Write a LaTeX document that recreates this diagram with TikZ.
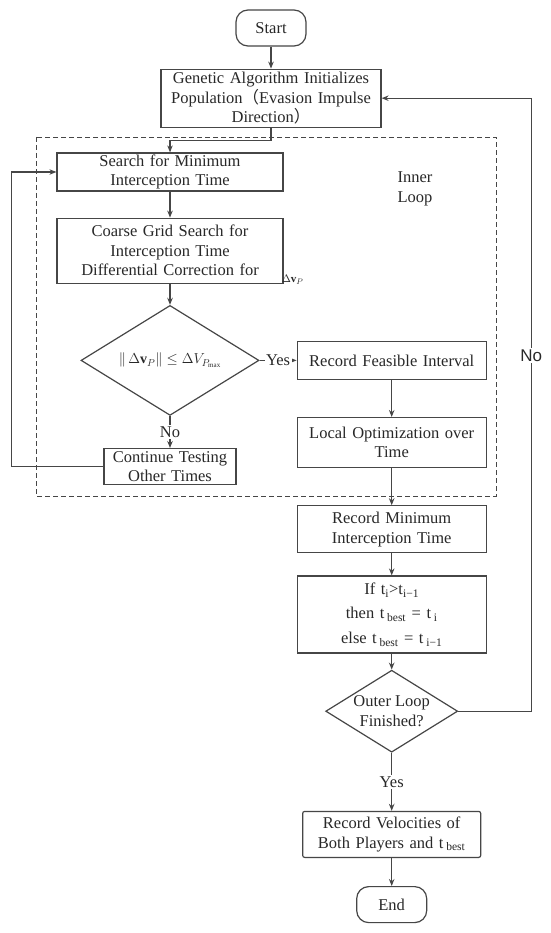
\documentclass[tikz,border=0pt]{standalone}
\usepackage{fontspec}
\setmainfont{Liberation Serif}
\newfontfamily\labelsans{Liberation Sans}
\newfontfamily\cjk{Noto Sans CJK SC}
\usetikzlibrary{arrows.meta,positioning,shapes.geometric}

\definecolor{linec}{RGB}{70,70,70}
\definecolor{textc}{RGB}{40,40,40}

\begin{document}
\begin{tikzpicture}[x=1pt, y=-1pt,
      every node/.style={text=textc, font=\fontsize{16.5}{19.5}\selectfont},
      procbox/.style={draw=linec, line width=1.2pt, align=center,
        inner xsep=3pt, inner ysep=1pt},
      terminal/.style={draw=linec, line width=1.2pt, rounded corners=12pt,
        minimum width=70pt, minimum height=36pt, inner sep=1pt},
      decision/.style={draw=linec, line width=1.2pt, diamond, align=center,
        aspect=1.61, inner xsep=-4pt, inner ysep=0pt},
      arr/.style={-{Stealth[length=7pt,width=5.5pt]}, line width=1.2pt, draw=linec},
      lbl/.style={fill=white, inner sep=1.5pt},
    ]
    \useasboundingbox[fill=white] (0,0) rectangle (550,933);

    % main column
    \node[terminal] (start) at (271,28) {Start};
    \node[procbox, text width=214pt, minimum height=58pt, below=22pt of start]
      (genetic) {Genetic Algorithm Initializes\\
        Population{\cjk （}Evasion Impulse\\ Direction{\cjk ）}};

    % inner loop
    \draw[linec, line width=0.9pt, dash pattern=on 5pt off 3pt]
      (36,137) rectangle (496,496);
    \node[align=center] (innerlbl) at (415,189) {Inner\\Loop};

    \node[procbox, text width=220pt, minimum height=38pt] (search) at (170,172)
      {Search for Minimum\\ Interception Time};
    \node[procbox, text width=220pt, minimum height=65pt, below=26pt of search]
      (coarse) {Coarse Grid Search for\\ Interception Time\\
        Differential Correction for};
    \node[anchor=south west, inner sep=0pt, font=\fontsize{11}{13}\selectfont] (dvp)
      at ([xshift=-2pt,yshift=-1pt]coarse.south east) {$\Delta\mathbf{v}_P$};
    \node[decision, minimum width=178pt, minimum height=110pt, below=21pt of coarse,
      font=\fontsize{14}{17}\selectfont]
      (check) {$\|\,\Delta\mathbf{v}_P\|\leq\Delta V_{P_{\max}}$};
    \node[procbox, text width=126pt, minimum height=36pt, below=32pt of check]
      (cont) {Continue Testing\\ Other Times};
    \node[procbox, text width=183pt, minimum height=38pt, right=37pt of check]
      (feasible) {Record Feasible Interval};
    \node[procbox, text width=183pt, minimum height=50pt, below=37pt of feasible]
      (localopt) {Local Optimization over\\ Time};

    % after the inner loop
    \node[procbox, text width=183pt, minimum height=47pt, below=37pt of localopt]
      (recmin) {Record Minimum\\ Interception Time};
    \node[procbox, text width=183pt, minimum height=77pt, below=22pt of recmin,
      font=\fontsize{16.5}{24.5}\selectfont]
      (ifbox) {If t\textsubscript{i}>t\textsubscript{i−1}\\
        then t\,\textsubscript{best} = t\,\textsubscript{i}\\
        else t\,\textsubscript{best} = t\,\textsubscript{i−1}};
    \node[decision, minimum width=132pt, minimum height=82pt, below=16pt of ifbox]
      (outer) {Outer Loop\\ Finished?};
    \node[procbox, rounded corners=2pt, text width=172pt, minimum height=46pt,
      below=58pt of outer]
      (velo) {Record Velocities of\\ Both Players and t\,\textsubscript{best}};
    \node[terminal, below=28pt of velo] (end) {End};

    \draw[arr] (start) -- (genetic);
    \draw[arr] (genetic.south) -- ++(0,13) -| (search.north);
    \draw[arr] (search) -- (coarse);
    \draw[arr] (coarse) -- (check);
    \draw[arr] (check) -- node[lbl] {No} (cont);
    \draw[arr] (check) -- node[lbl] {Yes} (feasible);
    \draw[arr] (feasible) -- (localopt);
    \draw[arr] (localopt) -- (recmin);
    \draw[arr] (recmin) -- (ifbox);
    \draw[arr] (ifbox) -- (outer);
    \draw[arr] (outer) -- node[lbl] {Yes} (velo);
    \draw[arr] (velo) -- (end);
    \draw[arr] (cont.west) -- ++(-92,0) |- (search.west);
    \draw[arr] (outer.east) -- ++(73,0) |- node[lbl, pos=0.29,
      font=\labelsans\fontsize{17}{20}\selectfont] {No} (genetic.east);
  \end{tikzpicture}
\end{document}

_Your instructions_
Restate the data word for word from its first line through the line with "(innerlbl) at (415,189)", leaving out any picture along the way.

_Result of the task_
Write a LaTeX document that recreates this diagram with TikZ.
\documentclass[tikz,border=0pt]{standalone}
\usepackage{fontspec}
\setmainfont{Liberation Serif}
\newfontfamily\labelsans{Liberation Sans}
\newfontfamily\cjk{Noto Sans CJK SC}
\usetikzlibrary{arrows.meta,positioning,shapes.geometric}

\definecolor{linec}{RGB}{70,70,70}
\definecolor{textc}{RGB}{40,40,40}

\begin{document}
\begin{tikzpicture}[x=1pt, y=-1pt,
      every node/.style={text=textc, font=\fontsize{16.5}{19.5}\selectfont},
      procbox/.style={draw=linec, line width=1.2pt, align=center,
        inner xsep=3pt, inner ysep=1pt},
      terminal/.style={draw=linec, line width=1.2pt, rounded corners=12pt,
        minimum width=70pt, minimum height=36pt, inner sep=1pt},
      decision/.style={draw=linec, line width=1.2pt, diamond, align=center,
        aspect=1.61, inner xsep=-4pt, inner ysep=0pt},
      arr/.style={-{Stealth[length=7pt,width=5.5pt]}, line width=1.2pt, draw=linec},
      lbl/.style={fill=white, inner sep=1.5pt},
    ]
    \useasboundingbox[fill=white] (0,0) rectangle (550,933);

    % main column
    \node[terminal] (start) at (271,28) {Start};
    \node[procbox, text width=214pt, minimum height=58pt, below=22pt of start]
      (genetic) {Genetic Algorithm Initializes\\
        Population{\cjk （}Evasion Impulse\\ Direction{\cjk ）}};

    % inner loop
    \draw[linec, line width=0.9pt, dash pattern=on 5pt off 3pt]
      (36,137) rectangle (496,496);
    \node[align=center] (innerlbl) at (415,189) {Inner\\Loop};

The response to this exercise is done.